_Dataset_
((

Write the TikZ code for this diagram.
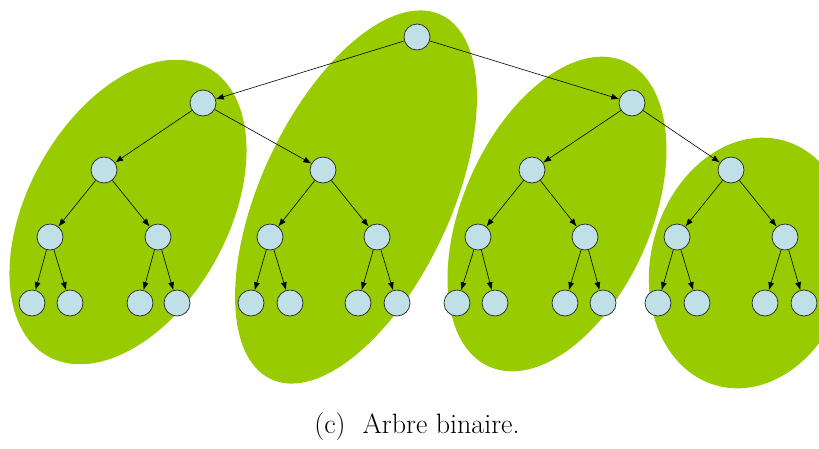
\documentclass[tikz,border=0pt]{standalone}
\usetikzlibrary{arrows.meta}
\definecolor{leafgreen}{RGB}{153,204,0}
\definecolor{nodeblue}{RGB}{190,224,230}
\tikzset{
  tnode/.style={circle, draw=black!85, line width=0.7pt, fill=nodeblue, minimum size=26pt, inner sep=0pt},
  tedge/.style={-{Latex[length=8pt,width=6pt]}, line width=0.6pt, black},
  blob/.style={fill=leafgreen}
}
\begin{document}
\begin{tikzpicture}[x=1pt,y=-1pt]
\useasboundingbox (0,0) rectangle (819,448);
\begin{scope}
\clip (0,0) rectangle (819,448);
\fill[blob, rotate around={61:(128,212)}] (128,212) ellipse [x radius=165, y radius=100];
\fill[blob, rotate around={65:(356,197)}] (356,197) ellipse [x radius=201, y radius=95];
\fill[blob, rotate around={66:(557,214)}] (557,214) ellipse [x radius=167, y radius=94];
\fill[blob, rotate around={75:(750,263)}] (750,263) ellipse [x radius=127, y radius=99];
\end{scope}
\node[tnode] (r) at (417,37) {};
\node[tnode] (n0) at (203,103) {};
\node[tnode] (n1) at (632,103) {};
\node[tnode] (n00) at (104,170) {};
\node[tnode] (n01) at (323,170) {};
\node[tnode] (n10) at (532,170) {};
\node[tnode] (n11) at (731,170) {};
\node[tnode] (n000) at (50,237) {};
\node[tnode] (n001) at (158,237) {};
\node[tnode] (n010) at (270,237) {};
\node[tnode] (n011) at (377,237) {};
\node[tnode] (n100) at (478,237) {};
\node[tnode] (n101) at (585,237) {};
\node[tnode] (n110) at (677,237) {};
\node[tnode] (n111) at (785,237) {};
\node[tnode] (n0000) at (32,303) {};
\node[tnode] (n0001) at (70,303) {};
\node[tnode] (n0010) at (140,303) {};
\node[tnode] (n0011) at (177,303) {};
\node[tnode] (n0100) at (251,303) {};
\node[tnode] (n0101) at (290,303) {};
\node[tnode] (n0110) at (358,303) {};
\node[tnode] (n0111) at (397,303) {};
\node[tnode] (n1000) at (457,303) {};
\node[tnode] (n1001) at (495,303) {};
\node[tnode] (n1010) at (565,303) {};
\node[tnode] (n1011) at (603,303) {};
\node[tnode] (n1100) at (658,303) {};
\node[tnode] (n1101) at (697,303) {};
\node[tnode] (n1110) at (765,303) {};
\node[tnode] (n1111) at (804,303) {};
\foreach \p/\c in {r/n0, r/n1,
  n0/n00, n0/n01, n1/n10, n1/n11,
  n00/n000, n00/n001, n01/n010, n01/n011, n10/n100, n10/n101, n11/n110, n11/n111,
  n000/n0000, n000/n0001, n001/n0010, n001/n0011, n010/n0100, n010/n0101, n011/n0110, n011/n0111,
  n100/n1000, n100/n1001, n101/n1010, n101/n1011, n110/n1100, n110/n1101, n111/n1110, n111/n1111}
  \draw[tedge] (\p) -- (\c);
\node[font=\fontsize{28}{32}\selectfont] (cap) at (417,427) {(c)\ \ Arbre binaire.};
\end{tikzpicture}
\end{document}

))
((

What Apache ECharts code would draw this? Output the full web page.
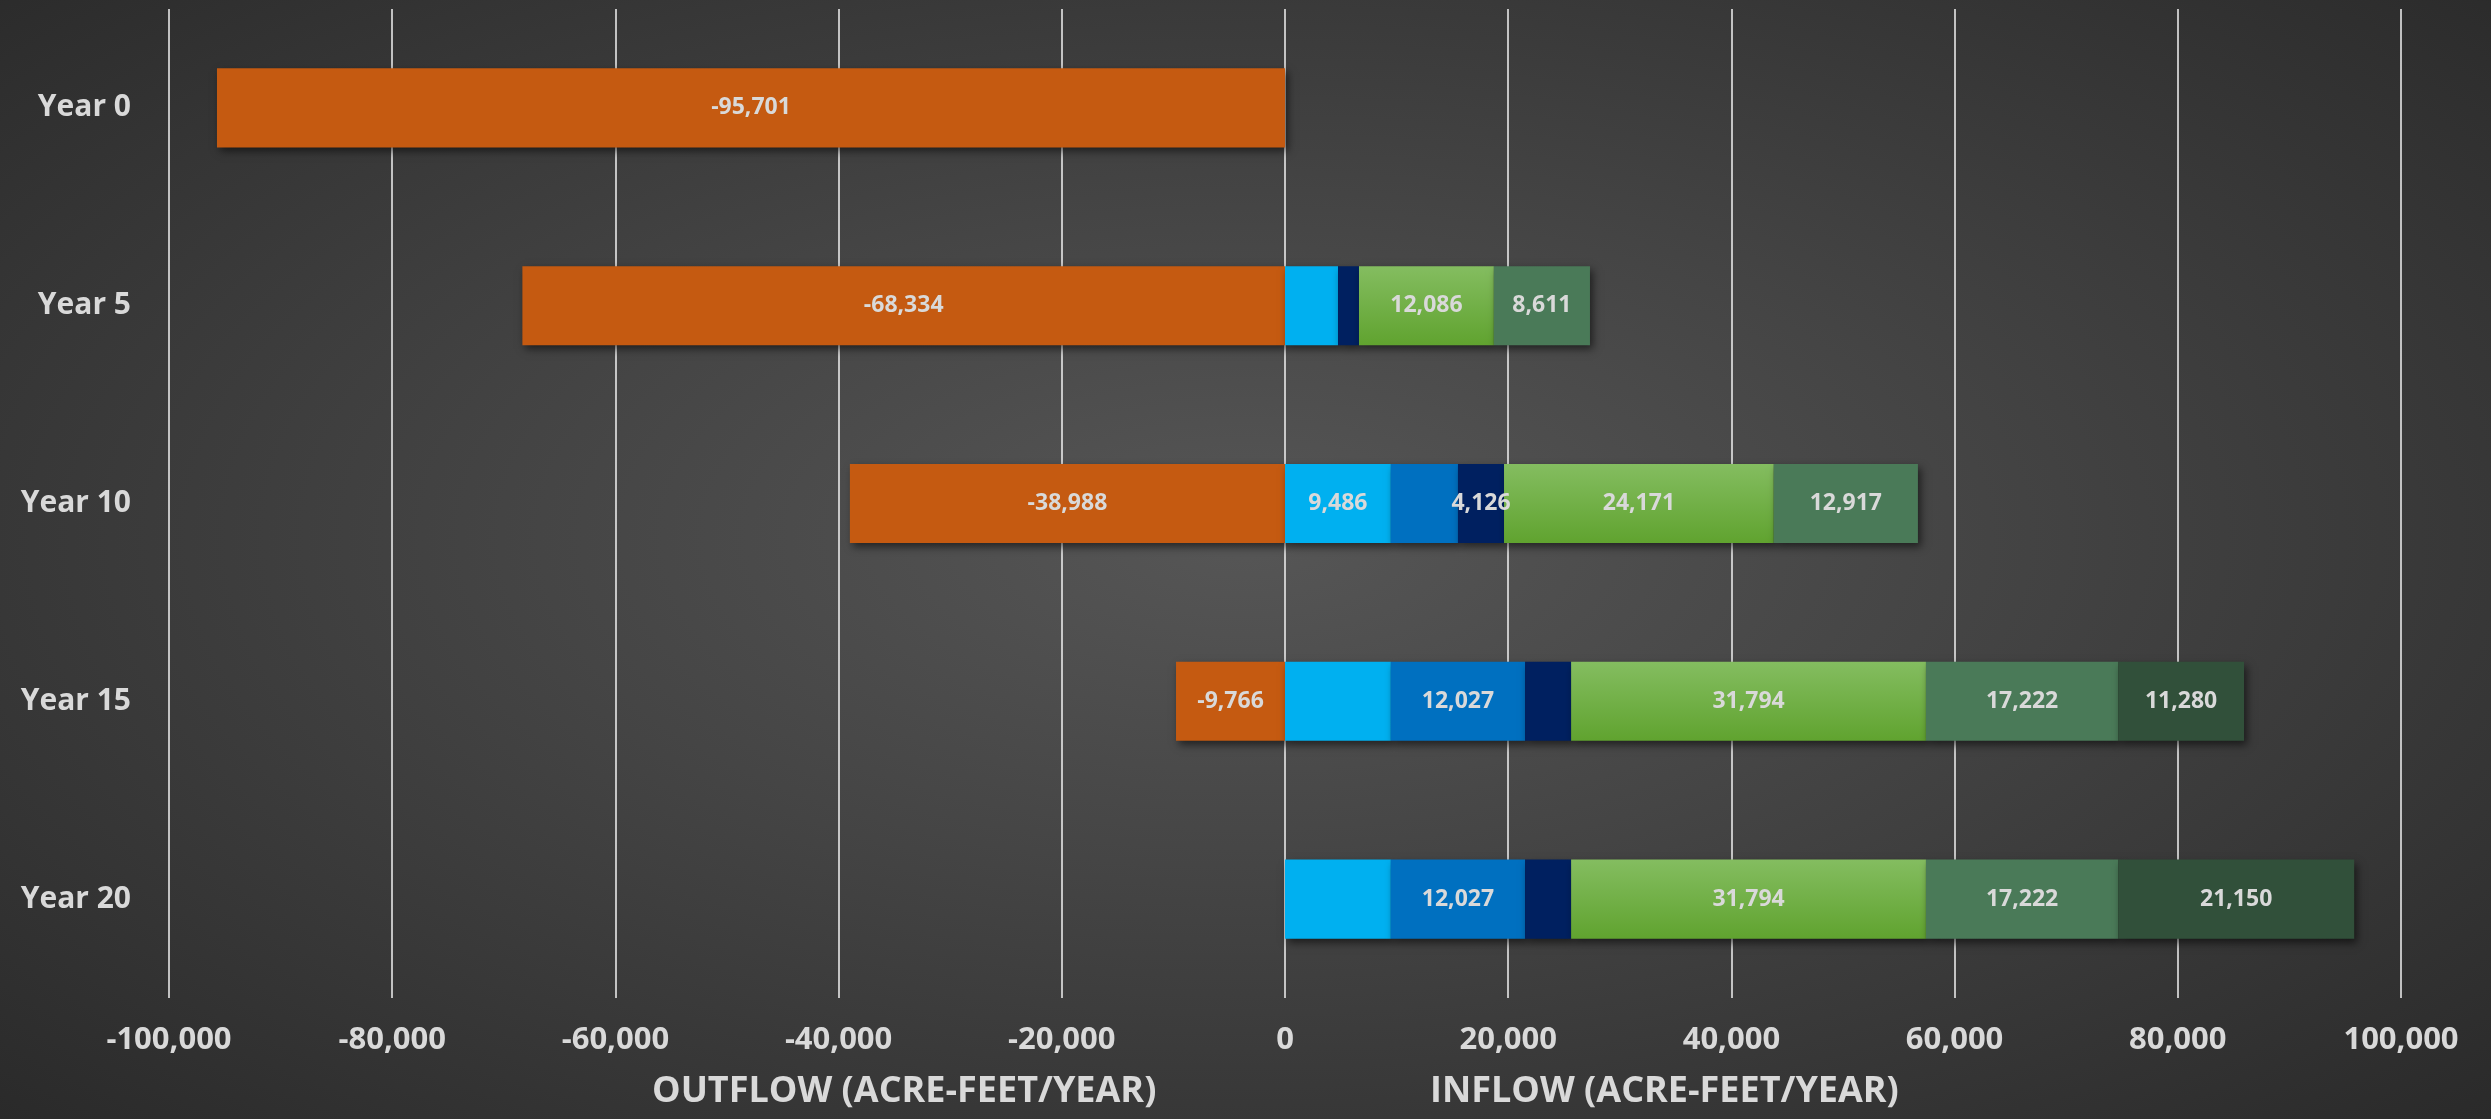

))
((

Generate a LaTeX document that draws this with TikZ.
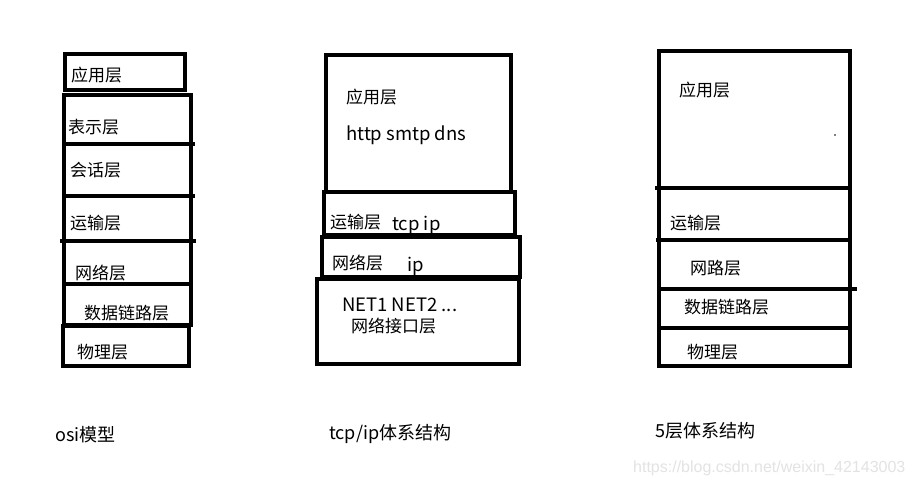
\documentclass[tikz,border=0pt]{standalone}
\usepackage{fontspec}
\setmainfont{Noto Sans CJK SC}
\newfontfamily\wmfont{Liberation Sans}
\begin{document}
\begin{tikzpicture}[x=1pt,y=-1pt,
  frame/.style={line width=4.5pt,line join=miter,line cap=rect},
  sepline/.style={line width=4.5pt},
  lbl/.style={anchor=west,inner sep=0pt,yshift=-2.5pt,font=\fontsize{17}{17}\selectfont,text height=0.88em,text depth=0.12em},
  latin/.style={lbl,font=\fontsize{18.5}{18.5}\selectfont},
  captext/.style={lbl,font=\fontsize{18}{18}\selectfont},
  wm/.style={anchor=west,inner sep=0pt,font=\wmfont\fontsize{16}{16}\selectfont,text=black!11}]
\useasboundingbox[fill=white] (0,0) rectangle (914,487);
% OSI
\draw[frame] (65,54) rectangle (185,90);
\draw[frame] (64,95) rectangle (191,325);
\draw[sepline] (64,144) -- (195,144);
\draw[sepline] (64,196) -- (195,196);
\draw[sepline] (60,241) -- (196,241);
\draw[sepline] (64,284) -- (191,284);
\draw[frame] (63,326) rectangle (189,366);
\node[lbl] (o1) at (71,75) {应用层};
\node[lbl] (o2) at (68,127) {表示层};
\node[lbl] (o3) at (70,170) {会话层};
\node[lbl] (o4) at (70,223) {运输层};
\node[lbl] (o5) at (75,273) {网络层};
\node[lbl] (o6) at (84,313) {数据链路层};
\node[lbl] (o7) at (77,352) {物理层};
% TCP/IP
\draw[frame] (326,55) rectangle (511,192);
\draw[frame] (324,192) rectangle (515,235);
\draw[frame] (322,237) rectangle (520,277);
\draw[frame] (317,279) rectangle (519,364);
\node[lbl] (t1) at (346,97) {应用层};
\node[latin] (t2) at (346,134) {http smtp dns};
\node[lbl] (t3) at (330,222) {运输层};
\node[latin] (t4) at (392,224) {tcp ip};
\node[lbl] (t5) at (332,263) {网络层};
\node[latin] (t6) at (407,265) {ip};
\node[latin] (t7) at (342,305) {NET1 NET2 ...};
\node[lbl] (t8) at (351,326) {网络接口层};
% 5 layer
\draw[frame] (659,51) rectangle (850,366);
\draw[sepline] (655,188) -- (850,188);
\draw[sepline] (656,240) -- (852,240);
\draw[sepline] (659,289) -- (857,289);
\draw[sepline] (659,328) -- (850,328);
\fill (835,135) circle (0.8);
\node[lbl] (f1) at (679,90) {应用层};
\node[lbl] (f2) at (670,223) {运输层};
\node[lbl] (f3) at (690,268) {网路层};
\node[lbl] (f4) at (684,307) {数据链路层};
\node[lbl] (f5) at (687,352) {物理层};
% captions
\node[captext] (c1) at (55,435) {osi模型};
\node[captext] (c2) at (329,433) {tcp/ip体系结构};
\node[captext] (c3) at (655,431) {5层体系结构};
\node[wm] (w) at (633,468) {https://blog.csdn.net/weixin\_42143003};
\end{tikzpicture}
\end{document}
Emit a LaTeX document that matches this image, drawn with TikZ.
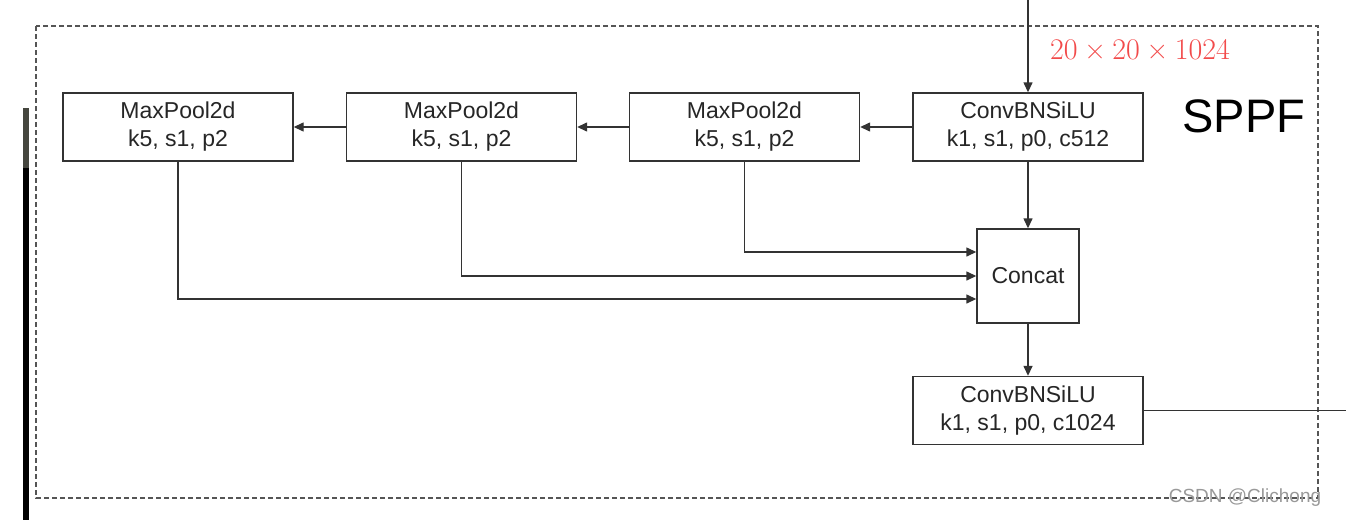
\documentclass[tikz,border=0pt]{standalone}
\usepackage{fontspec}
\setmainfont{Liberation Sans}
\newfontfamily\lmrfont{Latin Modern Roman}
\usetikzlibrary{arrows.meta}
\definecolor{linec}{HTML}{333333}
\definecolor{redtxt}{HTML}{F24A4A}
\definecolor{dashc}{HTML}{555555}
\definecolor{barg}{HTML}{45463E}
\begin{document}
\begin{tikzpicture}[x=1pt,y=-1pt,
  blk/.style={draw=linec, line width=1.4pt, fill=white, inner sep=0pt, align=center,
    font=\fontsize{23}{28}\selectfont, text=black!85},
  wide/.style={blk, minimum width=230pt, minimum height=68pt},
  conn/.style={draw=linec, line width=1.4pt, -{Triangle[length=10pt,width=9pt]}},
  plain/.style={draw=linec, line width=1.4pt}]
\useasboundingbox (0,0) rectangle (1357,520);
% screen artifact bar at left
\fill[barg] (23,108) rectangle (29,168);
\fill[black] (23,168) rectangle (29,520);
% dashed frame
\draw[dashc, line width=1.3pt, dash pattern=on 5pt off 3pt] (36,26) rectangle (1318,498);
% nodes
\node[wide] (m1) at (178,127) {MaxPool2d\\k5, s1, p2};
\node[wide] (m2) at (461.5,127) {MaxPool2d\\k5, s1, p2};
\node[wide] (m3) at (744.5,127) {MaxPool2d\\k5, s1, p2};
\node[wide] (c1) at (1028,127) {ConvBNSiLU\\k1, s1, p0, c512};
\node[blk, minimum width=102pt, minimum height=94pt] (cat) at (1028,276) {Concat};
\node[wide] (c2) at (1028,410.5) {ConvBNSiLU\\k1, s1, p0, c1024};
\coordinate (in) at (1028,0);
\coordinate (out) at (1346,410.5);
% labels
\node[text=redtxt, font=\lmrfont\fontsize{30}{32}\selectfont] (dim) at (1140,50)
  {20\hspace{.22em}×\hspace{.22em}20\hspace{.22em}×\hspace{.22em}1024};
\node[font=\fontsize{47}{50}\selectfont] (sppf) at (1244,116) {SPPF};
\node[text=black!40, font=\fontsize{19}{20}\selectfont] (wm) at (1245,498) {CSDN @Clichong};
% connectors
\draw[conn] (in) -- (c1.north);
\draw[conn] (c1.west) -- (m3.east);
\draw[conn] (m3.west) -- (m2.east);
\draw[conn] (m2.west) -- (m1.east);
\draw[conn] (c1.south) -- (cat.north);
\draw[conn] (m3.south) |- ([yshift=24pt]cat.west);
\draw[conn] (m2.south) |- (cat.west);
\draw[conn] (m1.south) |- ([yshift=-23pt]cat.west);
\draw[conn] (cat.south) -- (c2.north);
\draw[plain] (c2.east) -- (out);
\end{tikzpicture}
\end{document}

))

_Job_
Only lines holding the string "with" are wanted; gather each one from the entries above.

_Final answer_
Generate a LaTeX document that draws this with TikZ.
Emit a LaTeX document that matches this image, drawn with TikZ.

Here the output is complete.